The idea crystallized for Boeschen, he said, during the Glass Fire.

His winery was halfway through its grape harvest when that fire blew up about three miles away on the night of Sept. 27, 2020. Boeschen’s workers had picked portions of four of the six grape varietals grown at the 11-acre estate.

A crew of three city of Napa firefighters wound up saving the winery and the 1890 house on the property that night, but it was touch and go. (Many trees on ridges overlooking the winery remain charred three years later.) Baltazar showed up at 5 a.m. the next morning, ready to oversee a 20-ton pick, and called Boeschen to say the air was so smoky, he couldn’t see his hand in front of his face.

Boeschen told him to get out. No one returned to the property for 4½ days.

“Everything that was in the tank already made fantastic wines,” Boeschen said. “And then everything that was not yet picked was not possible to turn into wine.”

As he calculated his loss, Boeschen quickly realized many others had it worse.

“There were lots of owners that suffered greatly in the fires,” he said. “I don’t want to diminish that. But generally speaking, it’s always going to be the workers who suffer the most.”

The situation is particularly fragile for undocumented workers, whose immigration status often prevents them from accessing state, local and federal disaster assistance funds. Without papers, residents are ineligible for unemployment benefits, and for Federal Emergency Management Agency rebuilding assistance if a natural disaster damages their personal property.

Boeschen can count his full-time employees on one hand, and he has always paid them when they were unable to work. He has gotten to know a lot of his seasonal workers well, too, and knew he could do the same for them.
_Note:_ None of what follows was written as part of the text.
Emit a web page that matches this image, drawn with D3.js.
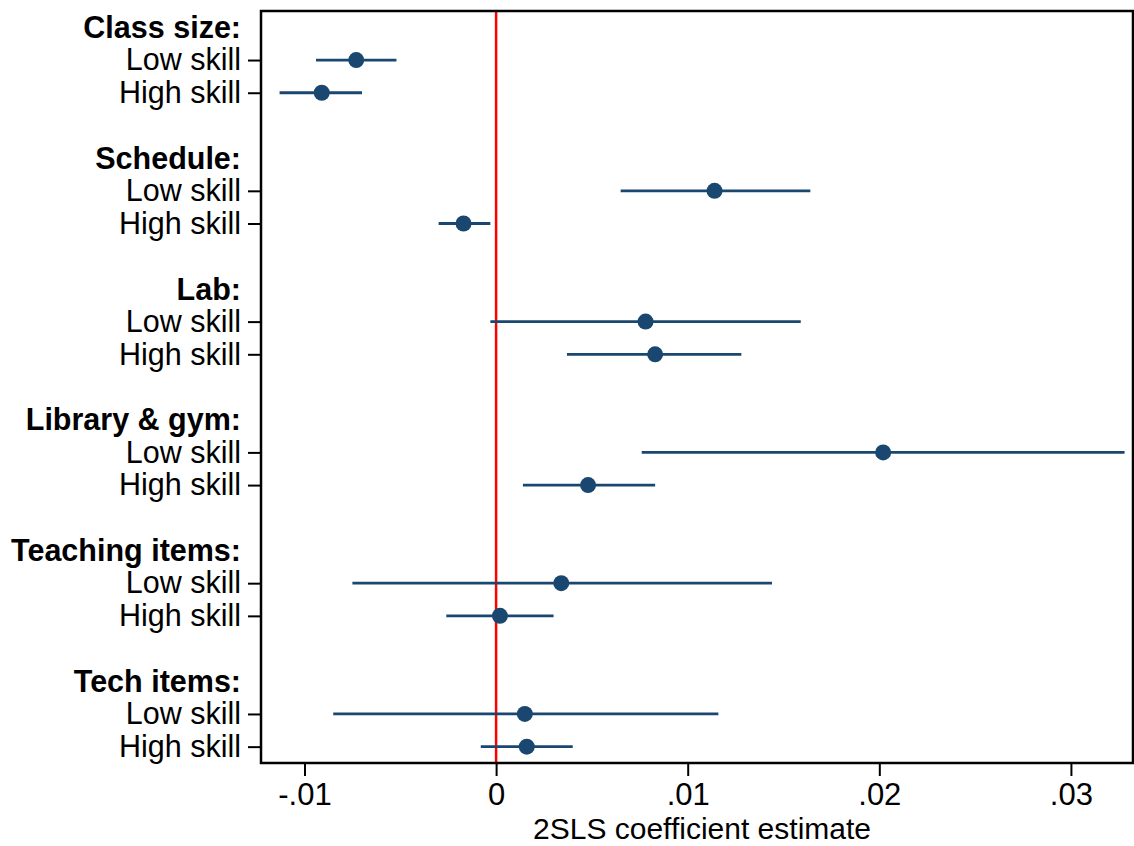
<!DOCTYPE html>
<html>
<head>
<meta charset="utf-8">
<script src="https://cdn.jsdelivr.net/npm/d3@7"></script>
<style>
  body { margin: 0; background: #fff; }
  text { font-family: "Liberation Sans", Arial, sans-serif; }
</style>
</head>
<body>
<svg width="1134" height="846"></svg>
<script>
// groups and the two skill rows under each
var groups = ["Class size:", "Schedule:", "Lab:", "Library & gym:", "Teaching items:", "Tech items:"];
var rows = ["Low skill", "High skill"];

// estimates and 95% bounds, in group order, low skill then high skill
var estimate = [-0.0073, -0.0091, 0.0114, -0.0017, 0.0078, 0.0083, 0.0202, 0.0048, 0.0034, 0.0002, 0.0015, 0.0016];
var lower    = [-0.0094, -0.0113, 0.0065, -0.0030, -0.0003, 0.0037, 0.0076, 0.0014, -0.0075, -0.0026, -0.0085, -0.0008];
var upper    = [-0.0052, -0.0070, 0.0164, -0.0003, 0.0159, 0.0128, 0.0328, 0.0083, 0.0144, 0.0030, 0.0116, 0.0040];

var xTicks = [-0.01, 0, 0.01, 0.02, 0.03];

var svg = d3.select("svg"),
    margin = {top: 11, right: 1, bottom: 83, left: 261},
    width = +svg.attr("width") - margin.left - margin.right,
    height = +svg.attr("height") - margin.top - margin.bottom,
    g = svg.append("g").attr("transform", "translate(" + margin.left + "," + margin.top + ")");

var navy = "#1a476f";

// each group takes 4 slots: header, low, high, gap
var points = [];
groups.forEach(function(grp, i) {
  rows.forEach(function(r, j) {
    var k = i * 2 + j;
    points.push({slot: i * 4 + 1 + j, label: r, est: estimate[k], lo: lower[k], hi: upper[k]});
  });
});
var nSlots = groups.length * 4 - 1;

var x = d3.scaleLinear().domain([-0.01227, 0.03324]).range([0, width]);
var y = d3.scaleLinear().domain([-0.5, nSlots - 0.5]).range([0, height]);

// x axis
var xAxis = g.append("g")
    .attr("transform", "translate(0," + height + ")")
    .call(d3.axisBottom(x).tickValues(xTicks).tickSize(13).tickPadding(7)
      .tickFormat(function(d) { return d === 0 ? "0" : d3.format(".2f")(d).replace("0.", ".").replace("\u2212", "-"); }));
xAxis.select(".domain").remove();
xAxis.selectAll("line").attr("stroke", "#000").attr("stroke-width", 2);
xAxis.selectAll("text").attr("font-size", 31).attr("fill", "#000");

// y ticks for skill rows
var yAxis = g.append("g")
    .call(d3.axisLeft(y).tickValues(points.map(function(d) { return d.slot; }))
      .tickSize(13).tickPadding(7)
      .tickFormat(function(d) { return points.find(function(p) { return p.slot === d; }).label; }));
yAxis.select(".domain").remove();
yAxis.selectAll("line").attr("stroke", "#000").attr("stroke-width", 2);
yAxis.selectAll("text").attr("font-size", 30.5).attr("fill", "#000");

// group headers
g.selectAll(".hdr")
  .data(groups)
  .enter().append("text")
    .attr("class", "hdr")
    .attr("x", -20)
    .attr("y", function(d, i) { return y(i * 4); })
    .attr("dy", "0.35em")
    .attr("text-anchor", "end")
    .attr("font-size", 30.5)
    .attr("font-weight", "bold")
    .text(function(d) { return d; });

// zero reference line
g.append("line")
  .attr("x1", x(0)).attr("x2", x(0))
  .attr("y1", 0).attr("y2", height)
  .attr("stroke", "#ff0000").attr("stroke-width", 2.5);

// confidence intervals
g.selectAll(".ci")
  .data(points)
  .enter().append("line")
    .attr("class", "ci")
    .attr("x1", function(d) { return x(d.lo); })
    .attr("x2", function(d) { return x(d.hi); })
    .attr("y1", function(d) { return y(d.slot); })
    .attr("y2", function(d) { return y(d.slot); })
    .attr("stroke", navy).attr("stroke-width", 2.8);

// point estimates
g.selectAll(".pt")
  .data(points)
  .enter().append("circle")
    .attr("class", "pt")
    .attr("cx", function(d) { return x(d.est); })
    .attr("cy", function(d) { return y(d.slot); })
    .attr("r", 8)
    .attr("fill", navy);

// frame
g.append("rect")
  .attr("width", width).attr("height", height)
  .attr("fill", "none").attr("stroke", "#000").attr("stroke-width", 2.5);

// x title
g.append("text")
  .attr("x", width / 2 + 5)
  .attr("y", height + 76)
  .attr("text-anchor", "middle")
  .attr("font-size", 30)
  .text("2SLS coefficient estimate");
</script>
</body>
</html>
But he wanted something in writing.

“We consider it a contract, because my signature’s on it and a document exists,” Boeschen said. “But there’s no requirement on it from the workers’ side.”
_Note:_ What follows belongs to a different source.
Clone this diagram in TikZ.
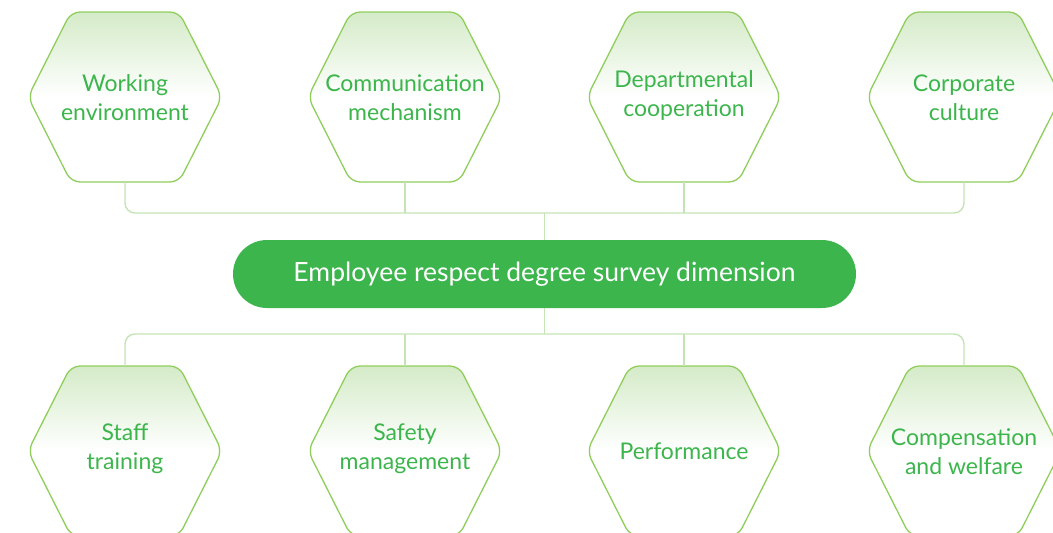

North Bay Jobs With Justice has made the two-sided coin of hazard pay and disaster insurance a major point of emphasis the past several years. The group worked with Boeschen to craft his guidelines, and to get the word out.

Sandra De Leon, a Jobs With Justice worker leader who lives in northern Santa Rosa, has performed a variety of agricultural jobs in the area. She knows how cruel the weather can be.
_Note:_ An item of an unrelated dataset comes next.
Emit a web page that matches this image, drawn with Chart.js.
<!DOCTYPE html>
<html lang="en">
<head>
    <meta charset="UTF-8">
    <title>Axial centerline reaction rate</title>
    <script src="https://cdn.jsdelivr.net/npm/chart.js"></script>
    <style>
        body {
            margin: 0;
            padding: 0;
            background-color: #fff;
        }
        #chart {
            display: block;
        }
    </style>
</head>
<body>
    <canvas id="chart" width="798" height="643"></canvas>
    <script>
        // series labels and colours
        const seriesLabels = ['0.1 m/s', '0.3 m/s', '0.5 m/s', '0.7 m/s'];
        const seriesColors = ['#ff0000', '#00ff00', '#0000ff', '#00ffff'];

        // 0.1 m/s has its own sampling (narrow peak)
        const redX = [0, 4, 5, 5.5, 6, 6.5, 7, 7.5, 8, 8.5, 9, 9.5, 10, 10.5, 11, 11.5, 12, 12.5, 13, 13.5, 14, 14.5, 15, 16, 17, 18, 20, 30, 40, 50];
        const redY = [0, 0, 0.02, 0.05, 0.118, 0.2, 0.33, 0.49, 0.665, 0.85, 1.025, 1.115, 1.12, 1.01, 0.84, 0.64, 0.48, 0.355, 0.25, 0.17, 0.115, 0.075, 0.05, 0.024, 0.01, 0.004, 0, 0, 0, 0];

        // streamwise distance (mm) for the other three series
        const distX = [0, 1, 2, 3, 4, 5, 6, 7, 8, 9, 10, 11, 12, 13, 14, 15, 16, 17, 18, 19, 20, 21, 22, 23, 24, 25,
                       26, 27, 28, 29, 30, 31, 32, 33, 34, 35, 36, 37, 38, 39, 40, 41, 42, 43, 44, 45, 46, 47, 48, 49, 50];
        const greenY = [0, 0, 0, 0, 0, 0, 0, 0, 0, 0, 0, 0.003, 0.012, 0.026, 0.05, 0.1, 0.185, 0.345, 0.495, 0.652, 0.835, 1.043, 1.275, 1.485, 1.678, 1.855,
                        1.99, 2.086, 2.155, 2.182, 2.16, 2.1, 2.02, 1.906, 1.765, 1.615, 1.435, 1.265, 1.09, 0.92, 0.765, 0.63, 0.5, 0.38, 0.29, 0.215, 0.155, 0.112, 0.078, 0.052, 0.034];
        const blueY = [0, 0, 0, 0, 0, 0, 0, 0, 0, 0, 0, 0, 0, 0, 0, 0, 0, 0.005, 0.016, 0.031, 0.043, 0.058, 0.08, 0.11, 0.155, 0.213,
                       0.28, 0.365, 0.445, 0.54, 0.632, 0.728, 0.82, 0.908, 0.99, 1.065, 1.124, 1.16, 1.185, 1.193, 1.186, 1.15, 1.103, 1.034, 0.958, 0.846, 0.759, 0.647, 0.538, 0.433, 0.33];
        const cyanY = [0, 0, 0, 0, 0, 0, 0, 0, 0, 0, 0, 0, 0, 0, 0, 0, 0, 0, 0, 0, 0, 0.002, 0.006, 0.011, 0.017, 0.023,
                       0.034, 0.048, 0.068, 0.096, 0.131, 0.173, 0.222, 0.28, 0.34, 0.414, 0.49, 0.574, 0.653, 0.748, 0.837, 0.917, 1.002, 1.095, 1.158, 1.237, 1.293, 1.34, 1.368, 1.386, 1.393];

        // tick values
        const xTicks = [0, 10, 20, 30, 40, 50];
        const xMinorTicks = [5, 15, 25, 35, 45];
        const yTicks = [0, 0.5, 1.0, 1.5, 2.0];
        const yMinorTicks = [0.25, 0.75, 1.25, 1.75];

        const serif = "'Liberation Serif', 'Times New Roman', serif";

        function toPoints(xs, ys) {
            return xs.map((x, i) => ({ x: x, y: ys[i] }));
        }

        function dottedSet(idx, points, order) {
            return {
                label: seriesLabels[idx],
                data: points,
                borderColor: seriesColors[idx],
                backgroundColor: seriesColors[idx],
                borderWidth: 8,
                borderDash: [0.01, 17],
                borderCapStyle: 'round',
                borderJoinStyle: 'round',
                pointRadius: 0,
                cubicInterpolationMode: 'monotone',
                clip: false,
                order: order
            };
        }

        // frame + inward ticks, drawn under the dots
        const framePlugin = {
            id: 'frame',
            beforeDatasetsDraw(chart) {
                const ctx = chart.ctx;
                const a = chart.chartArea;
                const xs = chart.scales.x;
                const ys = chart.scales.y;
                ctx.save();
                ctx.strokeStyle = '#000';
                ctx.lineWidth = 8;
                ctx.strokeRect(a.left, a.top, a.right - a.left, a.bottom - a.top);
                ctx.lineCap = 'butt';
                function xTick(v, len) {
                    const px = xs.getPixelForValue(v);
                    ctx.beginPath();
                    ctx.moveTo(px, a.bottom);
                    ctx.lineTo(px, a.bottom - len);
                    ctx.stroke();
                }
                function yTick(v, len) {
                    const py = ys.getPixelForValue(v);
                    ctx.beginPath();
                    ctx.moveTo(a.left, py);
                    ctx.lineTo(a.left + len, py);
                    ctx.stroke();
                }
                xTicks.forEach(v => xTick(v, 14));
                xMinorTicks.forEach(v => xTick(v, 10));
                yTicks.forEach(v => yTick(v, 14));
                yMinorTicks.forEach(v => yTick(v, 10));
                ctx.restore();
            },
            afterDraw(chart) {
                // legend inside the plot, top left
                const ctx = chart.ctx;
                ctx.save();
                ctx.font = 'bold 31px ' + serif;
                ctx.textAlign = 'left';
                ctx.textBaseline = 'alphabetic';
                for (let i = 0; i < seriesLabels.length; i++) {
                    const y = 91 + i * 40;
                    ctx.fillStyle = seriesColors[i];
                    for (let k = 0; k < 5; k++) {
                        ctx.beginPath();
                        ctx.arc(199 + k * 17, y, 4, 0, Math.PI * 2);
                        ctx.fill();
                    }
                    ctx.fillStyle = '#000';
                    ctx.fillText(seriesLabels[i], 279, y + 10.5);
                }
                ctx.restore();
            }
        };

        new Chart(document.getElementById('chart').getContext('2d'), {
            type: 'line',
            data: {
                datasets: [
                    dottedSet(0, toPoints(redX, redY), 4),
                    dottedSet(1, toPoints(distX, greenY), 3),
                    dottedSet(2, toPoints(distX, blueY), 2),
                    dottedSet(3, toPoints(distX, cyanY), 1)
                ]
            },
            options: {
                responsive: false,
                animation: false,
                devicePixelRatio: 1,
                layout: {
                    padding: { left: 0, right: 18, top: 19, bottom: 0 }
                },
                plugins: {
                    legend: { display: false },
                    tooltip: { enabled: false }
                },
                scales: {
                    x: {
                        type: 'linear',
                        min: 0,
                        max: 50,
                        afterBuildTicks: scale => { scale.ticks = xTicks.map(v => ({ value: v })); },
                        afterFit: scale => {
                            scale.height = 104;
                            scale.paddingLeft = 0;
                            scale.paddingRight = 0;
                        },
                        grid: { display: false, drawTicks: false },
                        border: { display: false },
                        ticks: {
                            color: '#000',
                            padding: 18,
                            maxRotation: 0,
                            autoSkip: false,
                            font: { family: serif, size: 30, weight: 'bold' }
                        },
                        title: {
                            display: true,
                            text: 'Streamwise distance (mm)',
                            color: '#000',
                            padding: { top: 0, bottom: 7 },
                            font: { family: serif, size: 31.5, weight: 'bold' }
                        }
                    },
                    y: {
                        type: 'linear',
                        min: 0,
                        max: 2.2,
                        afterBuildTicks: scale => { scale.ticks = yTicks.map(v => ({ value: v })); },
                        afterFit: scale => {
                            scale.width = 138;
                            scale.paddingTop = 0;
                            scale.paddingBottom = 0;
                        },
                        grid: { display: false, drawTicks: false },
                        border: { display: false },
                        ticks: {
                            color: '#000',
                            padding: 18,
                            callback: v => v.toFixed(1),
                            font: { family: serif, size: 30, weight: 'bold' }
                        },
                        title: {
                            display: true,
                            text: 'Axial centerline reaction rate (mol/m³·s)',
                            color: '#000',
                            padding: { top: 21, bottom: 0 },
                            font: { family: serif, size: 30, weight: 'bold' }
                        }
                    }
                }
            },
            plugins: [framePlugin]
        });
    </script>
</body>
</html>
De Leon was working the grape harvest near Glen Ellen when the devastating North Bay fires started in 2017. She recalled picking fruit while “the skies were still red and thick with smoke.” In 2018 there was flooding, and months later airborne smoke blown in from wildfires far to the north. In 2020, she was up the mountain from Boeschen, harvesting grapes near Angwin.

“We were starting a new vineyard, and we were an hour into harvest when all of a sudden, we started hearing on the radio — the drivers play the radio on tractors — people calling in with information,” De Leon said through an interpreter. “The tractor driver got out, and told everyone, ‘Leave your stuff where it is, and everyone get out. It’s an emergency.’”

De Leon has no chronic respiratory issues, she said. But she has coughed badly enough while working in smoky air that she needed to hit an inhaler. She has seen co-workers struggle much more desperately than that.

“If you really had to give workers a choice, they would say to not work in dangerous conditions — to work putting your body at risk — but the reality is you have bills to pay and you can’t do that,” she said. “If we’re going to work in conditions like that, we deserve extra pay.”

Hazard pay and paid time off continue to be hot-button issues in the agricultural industry. In June 2022, the Sonoma County Board of Supervisors approved a disaster emergency fund of $3 million to help compensate affected workers. The county authorized distribution of the first $1 million from that fund in January and February, following a battery of storms that made ag work inaccessible.

But the county has been hesitant to require private companies to provide those benefits. The issue erupted again Oct. 3 when the board revisited the county’s Ag Pass system, which governs who gets to enter evacuation zones in agricultural areas, and under what conditions.

Jobs With Justice and other labor advocates pushed again for mandatory hazard pay and disaster insurance, and a diminished role by the Sonoma County Sheriff’s Office in the Ag Pass program. They were rebuffed on all counts.

Doug Boeschen acknowledged Thursday that his promise to workers might not be popular with everyone in his industry. “It wouldn’t surprise me if we received some pushback,” he said, but added that he is unconcerned about it.

To Boeschen, committing to this small safety net in times of emergency isn’t just the right thing to do. It’s the way labor relations are headed in the wine business.

“I think this is something that’s going to exist for everyone in 10 or 20 years,” he said. “We’re going to wonder why the heck did we not do this earlier.”

As his estate manager, Baltazar, said, “Somebody needs to start it. If you don’t put that seed, nobody can see what grows.”